By Dani Jauregui (Granada, Spain)
As someone who studied abroad in Alicante, Spain during my sophomore year of college, by the time senior year rolled around, I was itching to get back! There is just something incredibly wonderful about Spain and its no pasa nada attitude (I have no doubt Caroline and Lexa would back me up) and I felt like there was something pulling me back. Most everyone who studies abroad romanticizes about returning to those carefree, indescribable days, but I was determined to be someone who actually did it. In realizing that dream, I’ve learned that I’m at my best and thriving now that I’ve let my dream transition into ‘real life.’
Now that I’m doing it on my own, I find myself surrounded by different types of people: Some are Americans; some are Spaniards. Some work; some study. Some are older than me; some younger and we’re all in different stages of our lives. But that variety is what makes my experience unique and beautiful and ‘real.’
Of course, the reality of coming on your own means that there’s a lot of weight on your shoulders. You have to find your own apartment, set up your own bank account, and figure out more complicated paperwork. I wouldn’t recommend it to someone who simply wants a year or two in Spain, but for someone genuinely thinking in the long-term. The truth is, there’s a lot of support online these days. You can find Facebook groups and other forums with a lot of searchable information, as well as individuals willing to answer questions based on your situation. I’ve found this incredibly helpful over the years.
The first time I went through this process, I was at an advantage since I was confident enough to speak Spanish with the banker. I also went to a smaller bank where they had time to be patient, explain things to me in simple terms, and start the process so I had the right paperwork to get my foreigner’s number. By the time I returned to Granada for my second year, my smaller bank had been bought out by one of the major banks. Luckily, my banker was still working there, so I was greeted with dos besos and helped along on my process without any difficulties.
I’ve found that forming connections and seeking out people that you feel comfortable with is crucial. While I understand why someone with weaker Spanish skills would want to take along a friend or get an interpreter for many of these situations, I find that doing it on my own actually helps facilitate a bond. I’m at a point where I may not know the right vocabulary for something, but I can ‘talk my way around it’ well enough to be understood.
In most cases, bankers, doctors, etc. seem to appreciate this and be happy to help (and, importantly, when I find myself with someone who doesn’t seem happy to help me, I don’t hesitate in changing doctors, etc). Do I prepare for important appointments by looking up vocabulary, asking friends, and role-playing the situation before I go? Of course! Still, I find myself needing to do that less and less with every upcoming appointment and it makes my Spanish life feel more and more ‘real.’

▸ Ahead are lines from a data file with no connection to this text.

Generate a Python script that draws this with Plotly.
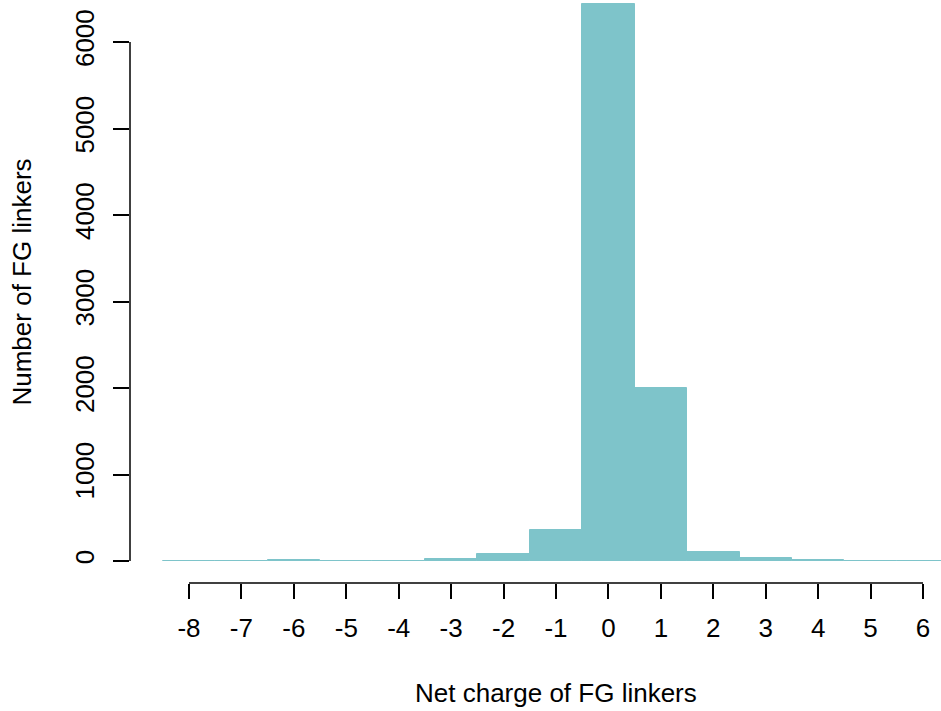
import plotly.graph_objects as go

charges = [-8, -7, -6, -5, -4, -3, -2, -1, 0, 1, 2, 3, 4, 5, 6]
counts = [3, 3, 12, 3, 4, 22, 85, 358, 6440, 2000, 110, 30, 12, 4, 3]
x_ticks = list(range(-8, 7))
y_ticks = [0, 1000, 2000, 3000, 4000, 5000, 6000]
x_title = "Net charge of FG linkers"
y_title = "Number of FG linkers"

bar_color = "#7EC4CA"
font_family = "Liberation Sans, Arial, Helvetica, sans-serif"
fs = 26

fig = go.Figure()
fig.add_trace(go.Bar(
    x=charges, y=counts, width=1,
    marker=dict(color=bar_color, line=dict(color=bar_color, width=1)),
    hoverinfo="x+y",
))

fig.update_layout(
    width=941, height=711,
    margin=dict(l=130, r=0, t=0, b=128),
    paper_bgcolor="white", plot_bgcolor="white",
    showlegend=False,
    bargap=0,
    font=dict(family=font_family, size=fs, color="black"),
    xaxis=dict(
        range=[-9.125, 6.343],
        tickmode="array", tickvals=x_ticks, ticktext=[str(v) for v in x_ticks],
        ticks="outside", ticklen=15, tickwidth=1.5, tickcolor="black",
        showline=False, showgrid=False, zeroline=False,
        tickfont=dict(size=fs),
        ticklabelstandoff=7,
    ),
    yaxis=dict(
        range=[-254, 6486],
        tickmode="array", tickvals=y_ticks, ticktext=[str(v) for v in y_ticks],
        ticks="outside", ticklen=16, tickwidth=1.5, tickcolor="black",
        showline=False, showgrid=False, zeroline=False,
        tickangle=-90,
        tickfont=dict(size=fs),
        ticklabelstandoff=9,
    ),
)

# axis titles, centred on the full (partly cropped) R plot region
fig.add_annotation(text=x_title, xref="paper", yref="paper",
                   x=0.5247, y=0, xanchor="center", yanchor="middle",
                   yshift=-110, showarrow=False, font=dict(size=fs))
fig.add_annotation(text=y_title, xref="paper", yref="paper",
                   x=0, y=0.5154, xanchor="center", yanchor="middle",
                   xshift=-108, textangle=-90, showarrow=False,
                   font=dict(size=fs))

# R-style axis lines spanning only the tick range
fig.add_shape(type="line", xref="x", yref="paper",
              x0=min(x_ticks), x1=max(x_ticks), y0=0, y1=0,
              line=dict(color="black", width=1.5))
fig.add_shape(type="line", xref="paper", yref="y",
              x0=0, x1=0, y0=min(y_ticks), y1=max(y_ticks),
              line=dict(color="black", width=1.5))

fig.write_html("out.html")
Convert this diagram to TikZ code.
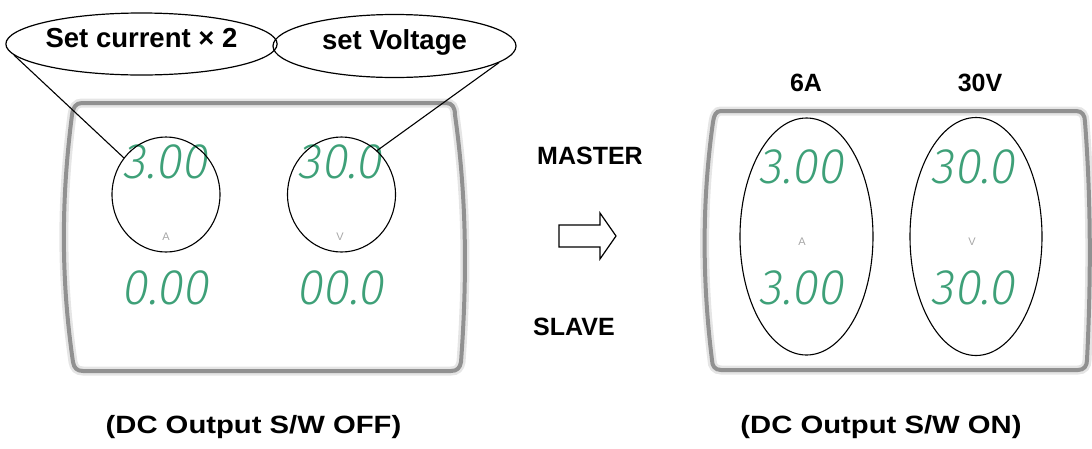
\documentclass[tikz,border=0pt]{standalone}
\usepackage{fontspec}
\setmainfont{Liberation Sans}
\newfontfamily\capfont[FakeStretch=1.17]{Liberation Sans}
\newfontfamily\segfont[FakeSlant=0.16,FakeStretch=0.95]{Fira Sans Light}
\usetikzlibrary{shapes.geometric}
\definecolor{segcol}{RGB}{62,160,120}
\definecolor{framecol}{RGB}{145,145,145}
\begin{document}
\begin{tikzpicture}[x=1pt,y=-1pt,
  callout/.style={ellipse, draw, line width=1.2pt, inner sep=0pt, font=\bfseries\fontsize{27.5}{30}\selectfont, text height=0.72em, text depth=0pt},
  zoomring/.style={ellipse, draw, line width=1.1pt, inner sep=0pt},
  lbl/.style={font=\bfseries\fontsize{25}{28}\selectfont, inner sep=0pt, text height=0.72em, text depth=0pt},
  caption/.style={font=\capfont\bfseries\fontsize{25}{28}\selectfont, inner sep=0pt, text height=0.72em, text depth=0pt},
  seg/.style={font=\segfont\fontsize{50}{52}\selectfont, text=segcol, inner sep=0pt, text height=0.69em, text depth=0pt},
  unitlbl/.style={font=\fontsize{11}{12}\selectfont, text=gray!70, inner sep=0pt},
  panel/.style={draw=framecol, line width=4pt, line join=round, preaction={draw=gray!20, line width=9pt}},
  conn/.style={line width=1.1pt}]
\useasboundingbox (0,0) rectangle (1092,448);

% left panel
\draw[panel] (82,103) -- (446,103) .. controls (452,103) and (455,107) .. (455,115)
  .. controls (467,200) and (467,280) .. (461,362)
  .. controls (460,368) and (457,371) .. (451,371) -- (83,371)
  .. controls (77,371) and (74,368) .. (73,362)
  .. controls (61,280) and (61,200) .. (72,115)
  .. controls (73,107) and (76,103) .. (82,103) -- cycle;
% right panel
\draw[panel] (721,111) -- (1076,111) .. controls (1082,111) and (1085,115) .. (1085,122)
  .. controls (1091,200) and (1091,280) .. (1087,360)
  .. controls (1087,366) and (1084,370) .. (1078,370) -- (721,370)
  .. controls (715,370) and (712,366) .. (712,360)
  .. controls (702,280) and (702,200) .. (713,122)
  .. controls (714,115) and (716,111) .. (721,111) -- cycle;

% left displays
\node[seg] (la1) at (165,175.5) {3.00};
\node[seg] (lv1) at (340,175.5) {30.0};
\node[unitlbl] (lau) at (166,237) {A};
\node[unitlbl] (lvu) at (340,237) {V};
\node[seg] (la2) at (165,301.5) {0.00};
\node[seg] (lv2) at (340,301.5) {00.0};

% right displays
\node[seg] (ra1) at (801,180) {3.00};
\node[seg] (rv1) at (973,180) {30.0};
\node[unitlbl] (rau) at (802,242) {A};
\node[unitlbl] (rvu) at (972,242) {V};
\node[seg] (ra2) at (801,301.5) {3.00};
\node[seg] (rv2) at (973,301.5) {30.0};

% rings
\node[zoomring, minimum width=108pt, minimum height=115pt] (c1) at (166,194.5) {};
\node[zoomring, minimum width=108pt, minimum height=115pt] (c2) at (341.5,194.5) {};
\node[zoomring, minimum width=133pt, minimum height=237pt] (rA) at (806.5,236.5) {};
\node[zoomring, minimum width=132pt, minimum height=238pt] (rV) at (976,236.5) {};

% callouts
\node[callout, minimum width=263pt, minimum height=62pt] (e1) at (141.5,44) {Set current × 2};
\node[callout, minimum width=243pt, minimum height=63pt] (e2) at (394.5,46) {set Voltage};
\draw[conn] (e1.185) -- (c1.139);
\draw[conn] (e2.351) -- (c2.51);

% labels
\node[lbl] (l6a) at (806,87.5) {6A};
\node[lbl] (l30v) at (980,87.5) {30V};
\node[lbl, anchor=west] (master) at (537,160.5) {MASTER};
\node[lbl, anchor=west] (slave) at (533,332) {SLAVE};

% block arrow
\draw[line width=1.2pt, line join=miter] (559,225) -- (600,225) -- (600,213) -- (616,236)
  -- (600,259) -- (600,247) -- (559,247) -- cycle;

% captions
\node[caption] (capoff) at (253.5,430) {(DC Output S/W OFF)};
\node[caption] (capon) at (881,430) {(DC Output S/W ON)};
\end{tikzpicture}
\end{document}
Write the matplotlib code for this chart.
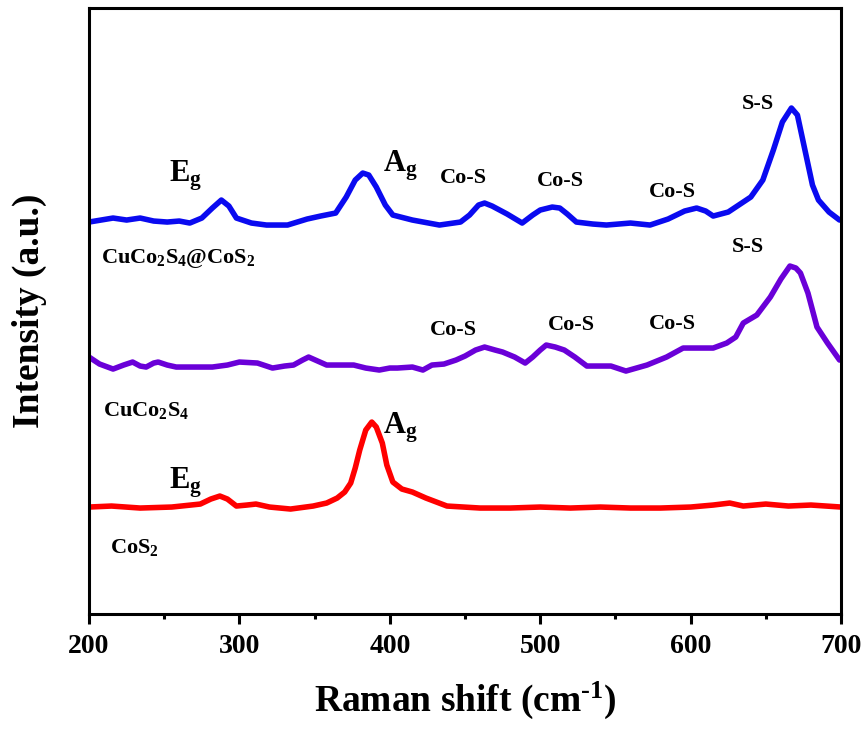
import matplotlib
matplotlib.use("Agg")
import matplotlib.pyplot as plt
from matplotlib.ticker import MultipleLocator

plt.rcParams["font.family"] = ["Liberation Serif", "DejaVu Serif"]
plt.rcParams["font.weight"] = "bold"
plt.rcParams["mathtext.fontset"] = "custom"
plt.rcParams["mathtext.rm"] = "Liberation Serif:bold"
plt.rcParams["mathtext.it"] = "Liberation Serif:bold"
plt.rcParams["mathtext.bf"] = "Liberation Serif:bold"

# Raman shift (cm-1) and stacked intensity (a.u.)
x_blue = [200, 216, 225, 234, 243, 252, 260, 267, 275, 282, 288, 293, 298, 308, 318,
          332, 345, 354, 364, 371, 377, 382, 386, 391, 397, 402, 415, 433, 447, 453,
          459, 463, 468, 478, 488, 495, 500, 508, 513, 518, 524, 535, 544, 560, 573,
          585, 596, 604, 610, 615, 625, 640, 648, 655, 661, 667, 671, 677, 681, 685,
          692, 699]
y_blue = [392, 396, 394, 396, 393, 392, 393, 391, 396, 406, 414, 408, 396, 391, 389,
          389, 395, 398, 401, 417, 434, 441, 439, 427, 409, 399, 394, 389, 392, 399,
          409, 411, 408, 400, 391, 399, 404, 407, 406, 400, 392, 390, 389, 391, 389,
          395, 403, 406, 403, 398, 402, 417, 434, 464, 492, 506, 499, 457, 429, 414,
          402, 394]

x_purple = [200, 207, 216, 223, 229, 234, 238, 243, 246, 252, 258, 270, 282, 292, 300,
            312, 322, 330, 336, 342, 346, 352, 358, 368, 376, 384, 393, 400, 405, 415,
            422, 428, 436, 444, 450, 457, 463, 470, 475, 483, 490, 495, 500, 504, 510,
            516, 523, 531, 547, 557, 571, 584, 595, 605, 615, 624, 630, 635, 644, 653,
            660, 666, 670, 673, 678, 684, 691, 699]
y_purple = [257, 250, 245, 249, 252, 248, 247, 251, 252, 249, 247, 247, 247, 249, 252,
            251, 246, 248, 249, 254, 257, 253, 249, 249, 249, 246, 244, 246, 246, 247,
            244, 249, 250, 254, 258, 264, 267, 264, 262, 257, 251, 257, 264, 269, 267,
            264, 257, 248, 248, 243, 249, 257, 266, 266, 266, 271, 277, 291, 299, 317,
            335, 348, 346, 341, 321, 287, 271, 254]

x_red = [200, 215, 234, 255, 274, 281, 287, 292, 298, 305, 311, 320, 334, 349, 358,
         365, 370, 374, 377, 380, 384, 388, 391, 395, 398, 402, 408, 415, 424, 438,
         460, 480, 500, 520, 540, 560, 580, 600, 615, 626, 635, 650, 665, 680, 700]
y_red = [107, 108, 106, 107, 110, 115, 118, 115, 108, 109, 110, 107, 105, 108, 111,
         116, 122, 131, 146, 164, 184, 192, 187, 171, 149, 132, 125, 122, 116, 108,
         106, 106, 107, 106, 107, 106, 106, 107, 109, 111, 108, 110, 108, 109, 107]

fig = plt.figure(figsize=(8.65, 7.31), dpi=100)
ax = fig.add_axes([0.1029, 0.160, 0.8694, 0.829])

line_kw = dict(lw=4, solid_joinstyle="round", solid_capstyle="round")
ax.plot(x_blue, y_blue, color="#0a0af0", **line_kw)
ax.plot(x_purple, y_purple, color="#6a00d8", **line_kw)
ax.plot(x_red, y_red, color="#ff0000", **line_kw)

# peak labels
big = 22
small = 16
ax.text(264.5, 438, r"E$_{\mathrm{g}}$", fontsize=big, ha="center", va="center")
ax.text(406.8, 448, r"A$_{\mathrm{g}}$", fontsize=big, ha="center", va="center")
for xx, yy in [(448.7, 436), (513.2, 433), (587.6, 422)]:
    ax.text(xx, yy, "Co-S", fontsize=small, ha="center", va="center")
ax.text(644.8, 510, "S-S", fontsize=small, ha="center", va="center")
ax.text(208, 356, r"CuCo$_{2}$S$_{4}$@CoS$_{2}$", fontsize=small, ha="left", va="center")

for xx, yy in [(442, 284), (521, 289), (588, 290)]:
    ax.text(xx, yy, "Co-S", fontsize=small, ha="center", va="center")
ax.text(638, 367, "S-S", fontsize=small, ha="center", va="center")
ax.text(209, 204, r"CuCo$_{2}$S$_{4}$", fontsize=small, ha="left", va="center")

ax.text(406.8, 186, r"A$_{\mathrm{g}}$", fontsize=big, ha="center", va="center")
ax.text(264.5, 131, r"E$_{\mathrm{g}}$", fontsize=big, ha="center", va="center")
ax.text(214, 67, r"CoS$_{2}$", fontsize=small, ha="left", va="center")

ax.set_xlim(200, 700)
ax.set_ylim(0, 606)
ax.xaxis.set_major_locator(MultipleLocator(100))
ax.xaxis.set_minor_locator(MultipleLocator(50))
ax.set_yticks([])
ax.tick_params(axis="x", which="major", length=7.5, width=2.2, labelsize=20, pad=7)
ax.tick_params(axis="x", which="minor", length=3.8, width=2.2)
for s in ax.spines.values():
    s.set_linewidth(2.2)

ax.set_xlabel(r"Raman shift (cm$^{\text{-1}}$)", fontsize=27, fontweight="bold", labelpad=15)
ax.set_ylabel("Intensity (a.u.)", fontsize=27, fontweight="bold", labelpad=30)

fig.savefig("out.png", dpi=100)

If you’re someone thinking of moving abroad long-term, I feel that the most important thing that you should know is that starting your ‘real life’ abroad is so bittersweet. You get the beautiful moments that come with living out your dream, but life can also feel like a rollercoaster. Your mind is running through a continuous loop of feeling super proud of yourself and super worried that you’re not being practical.
I LOVE that I’ve taken this leap and created a life for myself here in Spain. I LOVE that I’ve learned how to do all of these ‘adult things’ and overcome needing to do them in a foreign language. I feel a sense of pride when others are inspired by the life I lead.
On the other hand, I live in constant fear of those who aren’t vocal about their opinions of my lifestyle who probably think I’m an idiot...and what if they’re right?! We grow up with a limited definition of what ‘real life’ should be and, for some reason, think enjoying ourselves along the way shouldn’t be a priority. Choosing to live in a country that has a much lower cost of living means that I spend far less than I would in the U.S. But I also make much less and have essentially no savings. Overall, it feels worth it to me, but sometimes I don’t know how to justify it to others or even myself.
It’s hard to reconcile your choices when you don’t have a lot of relevant cases to compare yourself to. On the other hand, being aware of how futile and silly comparing would be is the precise reason why I think I’m doing quite well for myself here in Spain! I’m constantly aware that my path has been different and so it’s easier to remind myself to ‘just do me.’ At this point in my life, I don’t know if I have the skills to thrive in my home country, but I am learning and owning those skills here in Spain every day and for that reason, I can’t imagine a better way nor place to live my real life.